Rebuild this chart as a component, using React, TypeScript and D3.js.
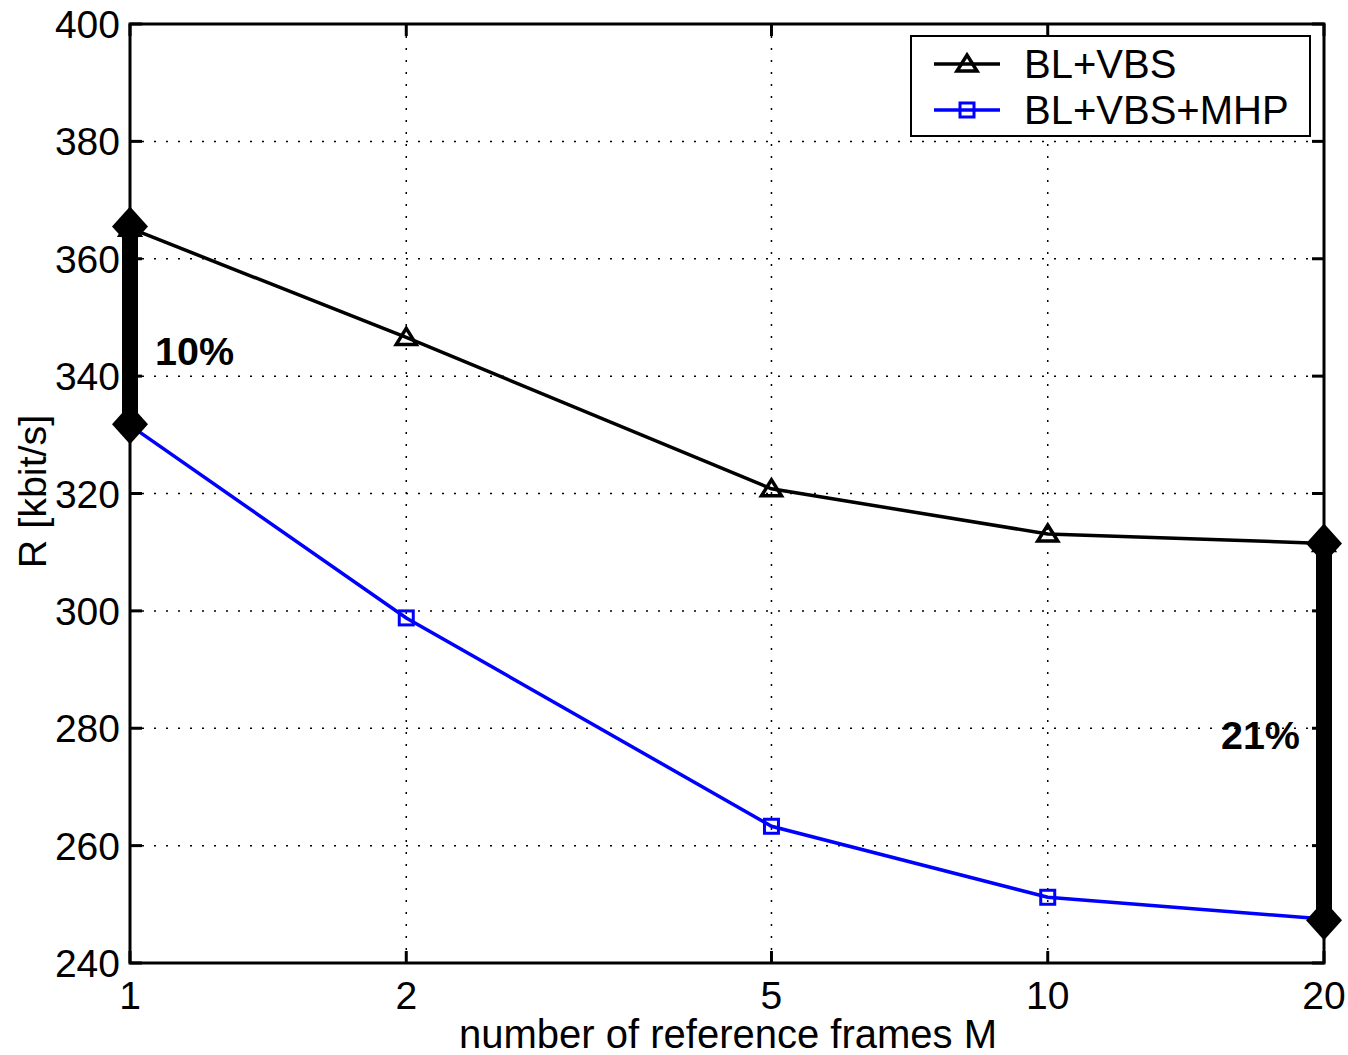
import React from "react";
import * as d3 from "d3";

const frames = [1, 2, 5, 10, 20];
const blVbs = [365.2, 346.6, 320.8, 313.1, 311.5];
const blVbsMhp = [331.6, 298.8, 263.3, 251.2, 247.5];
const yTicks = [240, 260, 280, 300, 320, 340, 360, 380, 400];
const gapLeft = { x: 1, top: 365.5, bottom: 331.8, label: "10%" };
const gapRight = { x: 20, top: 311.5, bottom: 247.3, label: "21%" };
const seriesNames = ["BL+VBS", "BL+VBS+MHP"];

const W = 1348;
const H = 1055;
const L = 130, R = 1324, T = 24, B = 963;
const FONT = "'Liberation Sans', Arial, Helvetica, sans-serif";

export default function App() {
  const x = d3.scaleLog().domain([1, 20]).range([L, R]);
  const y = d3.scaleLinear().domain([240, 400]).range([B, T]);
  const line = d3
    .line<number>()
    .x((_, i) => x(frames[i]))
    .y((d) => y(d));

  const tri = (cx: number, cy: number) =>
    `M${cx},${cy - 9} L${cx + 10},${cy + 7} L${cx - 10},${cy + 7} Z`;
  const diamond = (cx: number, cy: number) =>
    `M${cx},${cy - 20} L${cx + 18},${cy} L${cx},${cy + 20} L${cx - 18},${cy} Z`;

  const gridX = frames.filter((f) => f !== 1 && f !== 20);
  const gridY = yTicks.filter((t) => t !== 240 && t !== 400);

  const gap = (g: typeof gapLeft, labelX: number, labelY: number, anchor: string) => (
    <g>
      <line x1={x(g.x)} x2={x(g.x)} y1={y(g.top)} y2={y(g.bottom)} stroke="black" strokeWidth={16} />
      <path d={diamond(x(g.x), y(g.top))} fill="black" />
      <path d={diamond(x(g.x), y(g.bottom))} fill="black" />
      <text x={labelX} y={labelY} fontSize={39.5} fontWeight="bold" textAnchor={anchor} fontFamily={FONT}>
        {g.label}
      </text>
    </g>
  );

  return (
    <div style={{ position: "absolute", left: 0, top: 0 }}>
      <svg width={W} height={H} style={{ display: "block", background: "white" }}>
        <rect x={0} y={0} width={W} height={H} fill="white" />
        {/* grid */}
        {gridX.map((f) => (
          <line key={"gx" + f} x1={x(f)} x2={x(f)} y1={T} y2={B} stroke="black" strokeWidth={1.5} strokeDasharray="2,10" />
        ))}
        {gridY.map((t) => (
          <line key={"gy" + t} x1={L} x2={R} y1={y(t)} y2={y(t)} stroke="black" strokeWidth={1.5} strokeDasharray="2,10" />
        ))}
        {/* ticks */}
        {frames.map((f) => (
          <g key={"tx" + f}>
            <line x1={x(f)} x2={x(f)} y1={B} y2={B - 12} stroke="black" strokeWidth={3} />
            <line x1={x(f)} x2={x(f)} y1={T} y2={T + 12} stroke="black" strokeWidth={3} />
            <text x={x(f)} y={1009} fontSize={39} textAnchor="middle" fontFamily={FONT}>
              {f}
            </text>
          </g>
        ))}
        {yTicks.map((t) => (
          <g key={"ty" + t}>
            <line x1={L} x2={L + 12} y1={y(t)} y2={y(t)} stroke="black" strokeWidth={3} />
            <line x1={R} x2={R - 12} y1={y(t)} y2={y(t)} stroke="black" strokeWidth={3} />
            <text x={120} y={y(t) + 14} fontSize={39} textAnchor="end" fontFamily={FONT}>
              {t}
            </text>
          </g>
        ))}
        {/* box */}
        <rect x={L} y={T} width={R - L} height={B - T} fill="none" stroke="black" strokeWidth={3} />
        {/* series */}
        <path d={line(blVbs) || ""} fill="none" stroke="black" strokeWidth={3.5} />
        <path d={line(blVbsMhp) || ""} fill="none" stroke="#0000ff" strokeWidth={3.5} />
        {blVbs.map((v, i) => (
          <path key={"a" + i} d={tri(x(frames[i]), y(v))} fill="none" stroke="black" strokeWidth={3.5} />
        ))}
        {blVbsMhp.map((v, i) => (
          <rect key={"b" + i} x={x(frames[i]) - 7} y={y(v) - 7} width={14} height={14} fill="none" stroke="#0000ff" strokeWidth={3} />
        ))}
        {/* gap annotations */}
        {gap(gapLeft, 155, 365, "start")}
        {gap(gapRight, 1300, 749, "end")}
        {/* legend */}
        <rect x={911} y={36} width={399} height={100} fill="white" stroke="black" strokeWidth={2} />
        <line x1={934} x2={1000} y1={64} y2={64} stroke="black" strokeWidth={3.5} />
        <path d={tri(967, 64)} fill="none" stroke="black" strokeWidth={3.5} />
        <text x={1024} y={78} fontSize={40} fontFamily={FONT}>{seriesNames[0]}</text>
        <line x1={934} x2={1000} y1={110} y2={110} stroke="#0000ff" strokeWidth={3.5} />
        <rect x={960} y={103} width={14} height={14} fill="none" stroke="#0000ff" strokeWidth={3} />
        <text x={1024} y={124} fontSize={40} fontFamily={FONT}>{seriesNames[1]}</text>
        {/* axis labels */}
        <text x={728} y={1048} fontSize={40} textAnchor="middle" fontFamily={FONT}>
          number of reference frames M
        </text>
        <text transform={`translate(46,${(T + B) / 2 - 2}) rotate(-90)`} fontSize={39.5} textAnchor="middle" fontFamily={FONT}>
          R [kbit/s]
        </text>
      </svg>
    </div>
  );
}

-*-*-

> [Task statement] Your task is an exact transcription of all the data, minus the pictures.

> [Exercise output]
Rebuild this chart as a component, using React, TypeScript and D3.js.
import React from "react";
import * as d3 from "d3";

const frames = [1, 2, 5, 10, 20];
const blVbs = [365.2, 346.6, 320.8, 313.1, 311.5];
const blVbsMhp = [331.6, 298.8, 263.3, 251.2, 247.5];
const yTicks = [240, 260, 280, 300, 320, 340, 360, 380, 400];
const gapLeft = { x: 1, top: 365.5, bottom: 331.8, label: "10%" };
const gapRight = { x: 20, top: 311.5, bottom: 247.3, label: "21%" };
const seriesNames = ["BL+VBS", "BL+VBS+MHP"];

const W = 1348;
const H = 1055;
const L = 130, R = 1324, T = 24, B = 963;
const FONT = "'Liberation Sans', Arial, Helvetica, sans-serif";

export default function App() {
  const x = d3.scaleLog().domain([1, 20]).range([L, R]);
  const y = d3.scaleLinear().domain([240, 400]).range([B, T]);
  const line = d3
    .line<number>()
    .x((_, i) => x(frames[i]))
    .y((d) => y(d));

  const tri = (cx: number, cy: number) =>
    `M${cx},${cy - 9} L${cx + 10},${cy + 7} L${cx - 10},${cy + 7} Z`;
  const diamond = (cx: number, cy: number) =>
    `M${cx},${cy - 20} L${cx + 18},${cy} L${cx},${cy + 20} L${cx - 18},${cy} Z`;

  const gridX = frames.filter((f) => f !== 1 && f !== 20);
  const gridY = yTicks.filter((t) => t !== 240 && t !== 400);

  const gap = (g: typeof gapLeft, labelX: number, labelY: number, anchor: string) => (
    <g>
      <line x1={x(g.x)} x2={x(g.x)} y1={y(g.top)} y2={y(g.bottom)} stroke="black" strokeWidth={16} />
      <path d={diamond(x(g.x), y(g.top))} fill="black" />
      <path d={diamond(x(g.x), y(g.bottom))} fill="black" />
      <text x={labelX} y={labelY} fontSize={39.5} fontWeight="bold" textAnchor={anchor} fontFamily={FONT}>
        {g.label}
      </text>
    </g>
  );

  return (
    <div style={{ position: "absolute", left: 0, top: 0 }}>
      <svg width={W} height={H} style={{ display: "block", background: "white" }}>
        <rect x={0} y={0} width={W} height={H} fill="white" />
        {/* grid */}
        {gridX.map((f) => (
          <line key={"gx" + f} x1={x(f)} x2={x(f)} y1={T} y2={B} stroke="black" strokeWidth={1.5} strokeDasharray="2,10" />
        ))}
        {gridY.map((t) => (
          <line key={"gy" + t} x1={L} x2={R} y1={y(t)} y2={y(t)} stroke="black" strokeWidth={1.5} strokeDasharray="2,10" />
        ))}
        {/* ticks */}
        {frames.map((f) => (
          <g key={"tx" + f}>
            <line x1={x(f)} x2={x(f)} y1={B} y2={B - 12} stroke="black" strokeWidth={3} />
            <line x1={x(f)} x2={x(f)} y1={T} y2={T + 12} stroke="black" strokeWidth={3} />
            <text x={x(f)} y={1009} fontSize={39} textAnchor="middle" fontFamily={FONT}>
              {f}
            </text>
          </g>
        ))}
        {yTicks.map((t) => (
          <g key={"ty" + t}>
            <line x1={L} x2={L + 12} y1={y(t)} y2={y(t)} stroke="black" strokeWidth={3} />
            <line x1={R} x2={R - 12} y1={y(t)} y2={y(t)} stroke="black" strokeWidth={3} />
            <text x={120} y={y(t) + 14} fontSize={39} textAnchor="end" fontFamily={FONT}>
              {t}
            </text>
          </g>
        ))}
        {/* box */}
        <rect x={L} y={T} width={R - L} height={B - T} fill="none" stroke="black" strokeWidth={3} />
        {/* series */}
        <path d={line(blVbs) || ""} fill="none" stroke="black" strokeWidth={3.5} />
        <path d={line(blVbsMhp) || ""} fill="none" stroke="#0000ff" strokeWidth={3.5} />
        {blVbs.map((v, i) => (
          <path key={"a" + i} d={tri(x(frames[i]), y(v))} fill="none" stroke="black" strokeWidth={3.5} />
        ))}
        {blVbsMhp.map((v, i) => (
          <rect key={"b" + i} x={x(frames[i]) - 7} y={y(v) - 7} width={14} height={14} fill="none" stroke="#0000ff" strokeWidth={3} />
        ))}
        {/* gap annotations */}
        {gap(gapLeft, 155, 365, "start")}
        {gap(gapRight, 1300, 749, "end")}
        {/* legend */}
        <rect x={911} y={36} width={399} height={100} fill="white" stroke="black" strokeWidth={2} />
        <line x1={934} x2={1000} y1={64} y2={64} stroke="black" strokeWidth={3.5} />
        <path d={tri(967, 64)} fill="none" stroke="black" strokeWidth={3.5} />
        <text x={1024} y={78} fontSize={40} fontFamily={FONT}>{seriesNames[0]}</text>
        <line x1={934} x2={1000} y1={110} y2={110} stroke="#0000ff" strokeWidth={3.5} />
        <rect x={960} y={103} width={14} height={14} fill="none" stroke="#0000ff" strokeWidth={3} />
        <text x={1024} y={124} fontSize={40} fontFamily={FONT}>{seriesNames[1]}</text>
        {/* axis labels */}
        <text x={728} y={1048} fontSize={40} textAnchor="middle" fontFamily={FONT}>
          number of reference frames M
        </text>
        <text transform={`translate(46,${(T + B) / 2 - 2}) rotate(-90)`} fontSize={39.5} textAnchor="middle" fontFamily={FONT}>
          R [kbit/s]
        </text>
      </svg>
    </div>
  );
}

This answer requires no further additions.